Trochę przypadkiem, zmęczona trwającą już trzy miesiące podróżą, wraz z koleżankami trafiłam do Mongolii. Ten przypadek zamienił się jednak w prawdziwy powiew świeżości. Póki Mongolia nie przeistoczyła się jeszcze w kolejny turystyczny zakątek, a ludzie są autentyczni, ten kraj jest absolutną perełką na mapie Azji.


Ze stolicy Mongolii, Ułan Bator pomknęłyśmy autostradą rozdzielającą pustkę od pustki, do oddalonej o ponad sto kilometrów buddyjskiej świątyni medytacyjnej. Samochodem dotarłyśmy do małej osady, gdzieś u podnóża góry. Milczący nomad wsadził nas na trzy łaciate konie i powiódł za sobą w kierunku świątyni. Według zwyczaju obeszłyśmy budynek, zgodnie z ruchem wskazówek zegara, kręcąc przy tym młynkami modlitewnymi. Pod względem wyznania, w Mongolii przeważa buddyzm tybetański, dlatego po wejściu do środka, prócz nieskończonej ferii barw, ujrzałyśmy całe szafy wypełnione księgami zapisanymi w języku tybetańskim oraz wymarłym języku starożytnych Indii – sanskrycie.

Chwilę później „podziwiałyśmy” największy na świecie, trzydziestometrowy pomnik jeźdźca – przedstawiający Czyngis-chana. Jednak ani świątynia, ani wątpliwej urody statua nie były celem naszej wyprawy. Chciałyśmy dotrzeć do nomadzkiej jurty. I po dość ekscytującej podróży przez nieprzyjazny step, w końcu pod niewielką ośnieżoną górą ujrzałyśmy tak naprawdę całe gospodarstwo składające się z dwóch tradycyjnych jurt, zagrody dla zwierząt oraz oddalonej o kilkadziesiąt metrów, spartańskiej toalety.

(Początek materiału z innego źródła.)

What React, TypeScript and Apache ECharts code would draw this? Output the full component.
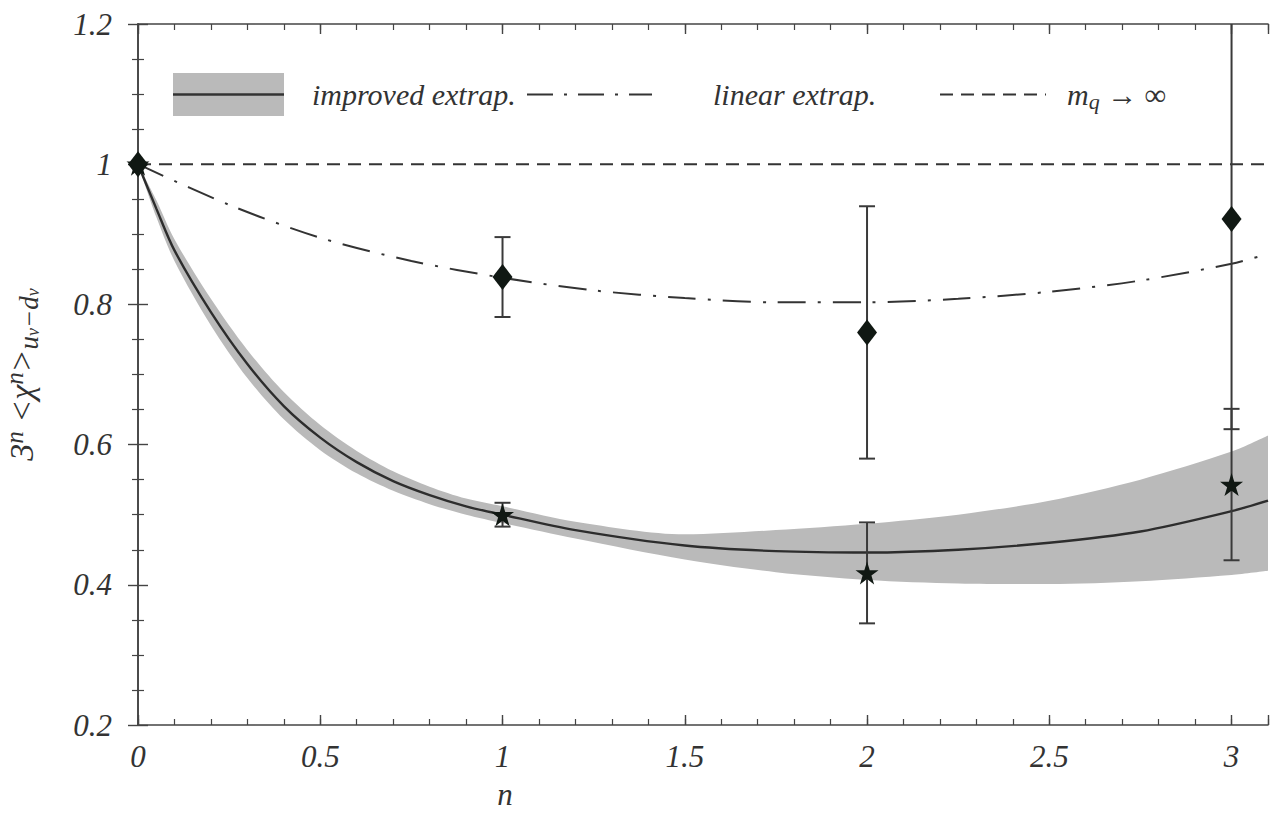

Pani domu powitała nas miską koziego mleka, a gospodarz zaproponował kolejną, drugą tego dnia konną przejażdżkę. Szczerze mówiąc po całym dniu wrażeń ani my, ani nastoletni syn gospodarzy, ani nawet konie nie miały ochoty na tę wyprawę. Po pół godziny młody nomad w końcu zlitował się nad trzema zziębniętymi dziewczynami i zawrócił konie. Kiedy weszłyśmy do namiotu, natychmiast podano nam twarde jak kamień ciastko, miskę koziego sera oraz soloną herbatę z mlekiem, a następnie niezwykle esencjonalną i mięsną zupę z makaronem. Na koniec gospodyni zwróciła się do nie wiedzieć czemu, jedynej wegetarianki w naszym towarzystwie i zaproponowała trochę tłustego sadełka wprost z ciała jakiegoś małego zwierzątka. Ta, zielona na twarzy, nie chcą urazić kobiety, zanurzyła palce w białym tłuszczu i włożyła do ust. Szeroki uśmiech rozjaśnił twarz kucharki, która powiedziała kilka niezrozumiałych słów. Jak się okazało była bardzo szczęśliwa, bo nikt dotychczas nie zjadł jej jedzenia…

Noc spędziłyśmy w jurcie dla gości. Z samego rana po raz kolejny napiłyśmy się tłustego rosołku, po czym zapakowałyśmy rzeczy do samochodu. Nasza gospodyni ubrana w tradycyjny mongolski strój wyszła z jurty z miską mleka i oblała nim koła naszego auta. Odjeżdżając widziałam jeszcze jak za pomocą łyżki wyrzuca w niebo krople mleka, co miało zapewnić nam bezpieczną drogę i pomyślność.